The balls do seem to react like they would in a real pool game, even if they seem to roll a little too far at times. Getting used to the control method is a little time consuming though as what you expect to happen on screen doesn’t actually reflect from the movement of the analogue sticks. The pockets do suffer from the ‘magnet’ effect, by this I mean the balls seem to be dragged into the pocket rather than rolling in.

You can customise things like the background, but don’t expect too much from this as the game is graphically enough to please but not a masterpiece of art. In other words it does the job but maybe more time should have been spent with the paint brush here and there.

Conclusion

A satisfying top down version of pool, but with quite a few niggles. The rules seem a little obscure at times, but with a friend or two you can have oodles of online happiness, which makes even the cost of this game worthwhile in the long run.

Rating: 4 / 5 

  • Update: There is now an auto-update available for this title, which enables a so called ‘3D view’. This means you can now change the camera angle, so that you are seeing the table as you would in real life, instead of hovering above it.

    This is a great ‘free’ addition to this game and is worthy of another point on the final score.

    8 / 10

  • XOR42

    I agree with the control learning problem. There is no help, no control layout diagram, no instructions, no help with the spin, stroke pressure, and pocket selection. Zero, Nada, Nothing!

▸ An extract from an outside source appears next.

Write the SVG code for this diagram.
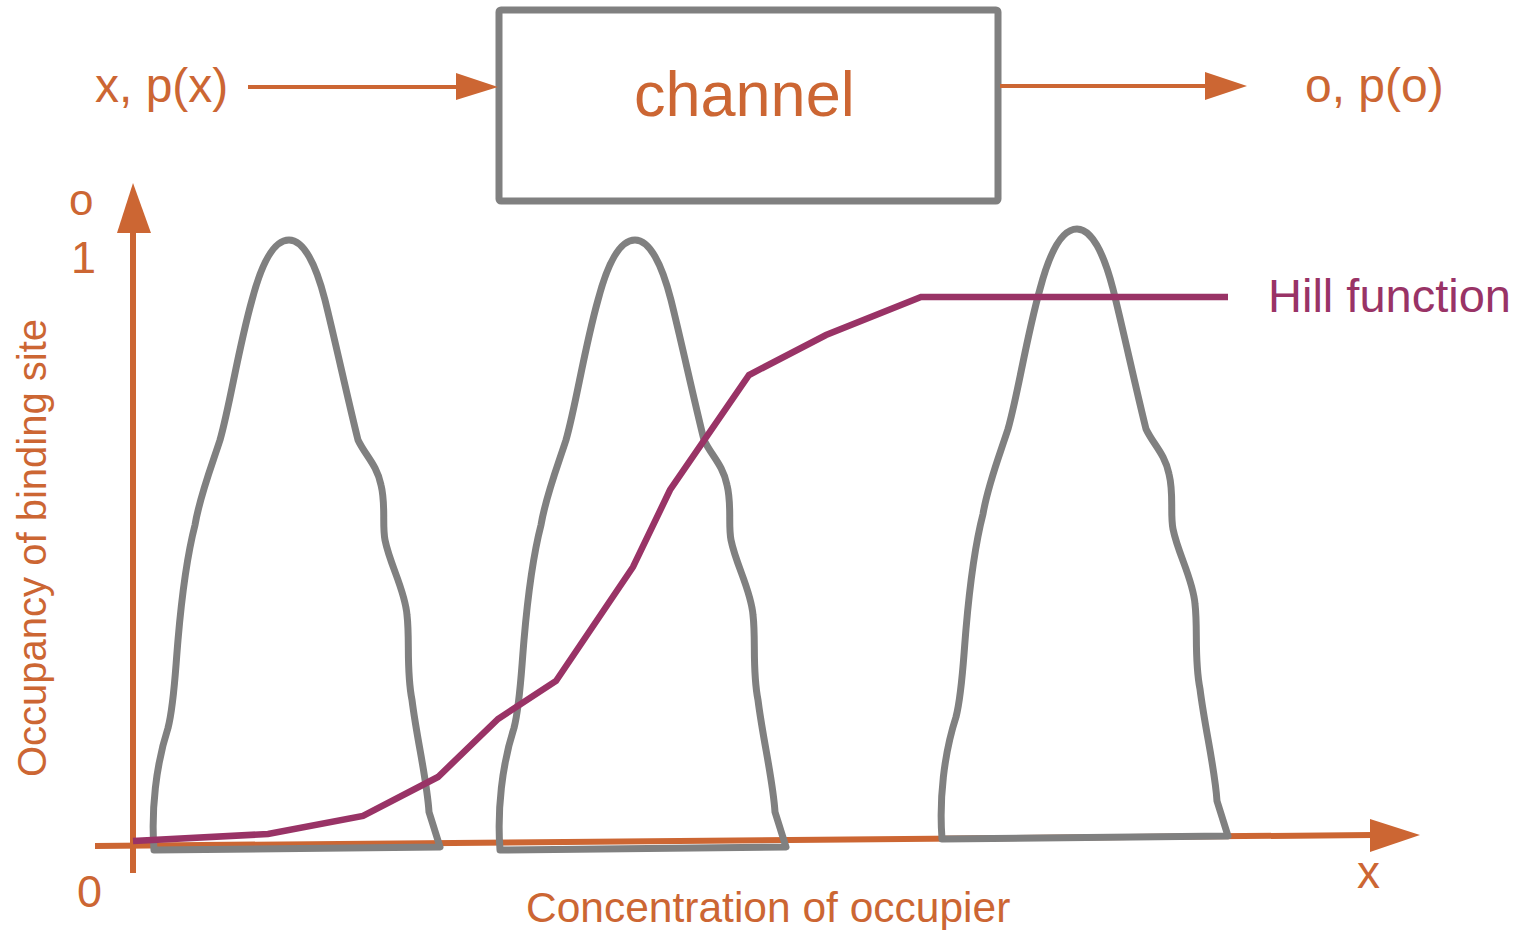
<svg xmlns="http://www.w3.org/2000/svg" width="1527" height="930" viewBox="0 0 1527 930">
<style>
text{font-family:"Liberation Sans",Arial,sans-serif;}
.or{fill:#CC6633;}
.pu{fill:#993366;}
.axis{stroke:#CC6633;stroke-width:6;fill:none;}
.conn{stroke:#CC6633;stroke-width:4;fill:none;}
.head{fill:#CC6633;}
.dist{stroke:#808080;stroke-width:7;fill:none;stroke-linejoin:round;stroke-linecap:round;}
.hill{stroke:#993366;stroke-width:6.5;fill:none;stroke-linejoin:miter;}
</style>
<defs>
<path id="bell" d="M154,850 C151,810 156,765 168,728 C174,705 175,675 178,640 C181,605 186,560 195,525 C200,495 212,465 220,440 C230,405 238,350 252,300 C262,262 274,240 289,240 C304,240 316,265 325,300 C335,340 348,400 358,440 C365,455 377,465 381,485 C386,505 382,525 385,540 C390,565 405,590 407,615 C410,640 406,670 412,700 C417,740 427,780 429,812 L440,847 L154,850 Z"/>
</defs>
<g id="axes">
<line class="axis" x1="133" y1="873" x2="133" y2="230"/>
<polygon class="head" points="117,233 133,183 151,233"/>
<line class="axis" x1="95" y1="846" x2="1372" y2="835"/>
<polygon class="head" points="1370,819 1420,835 1370,852"/>
</g>
<g id="distributions">
<use href="#bell" class="dist"/>
<use href="#bell" class="dist" transform="translate(346,0)"/>
<use href="#bell" class="dist" transform="translate(788,-11)"/>
</g>
<g id="hill-curve">
<polyline class="hill" points="133,841 268,834 363,816 438,777 498,719 556,681 633,567 670,490 749,375 826,335 921,297 1228,297"/>
</g>
<g id="channel">
<rect x="499" y="10" width="499" height="191" rx="2" fill="#FFFFFF" stroke="#808080" stroke-width="7"/>
<text class="or" x="634" y="116" font-size="63">channel</text>
</g>
<g id="connectors">
<line class="conn" x1="248" y1="87" x2="460" y2="87"/>
<polygon class="head" points="456,73 498,87 456,100"/>
<line class="conn" x1="1000" y1="86" x2="1208" y2="86"/>
<polygon class="head" points="1205,72 1247,86 1205,100"/>
</g>
<g id="input"><text class="or" x="95" y="102" font-size="48">x, p(x)</text></g>
<g id="output"><text class="or" x="1305" y="102" font-size="48">o, p(o)</text></g>
<g id="labels">
<text class="pu" x="1268" y="312" font-size="47">Hill function</text>
<text class="or" x="69" y="215" font-size="44">o</text>
<text class="or" x="71" y="273" font-size="45">1</text>
<text class="or" x="77" y="907" font-size="45">0</text>
<text class="or" x="1357" y="888" font-size="46">x</text>
<text class="or" x="526" y="922" font-size="42.5">Concentration of occupier</text>
<text class="or" font-size="40" transform="translate(46,777) rotate(-90)">Occupancy of binding site</text>
</g>
</svg>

    Eg, does anyone know how to select a pocket? It says press “RB” and “Left Stick”? What is RB? I tried holding the right front edge firing button and then moving the left joy stick but nothing happens. The selected pocket remains unchanged. After days of trying I can’t figure it out. I have little hair left to pull.

    A simple game shouldn’t be this complex!

  • Right Bumper (on the top right of the controller).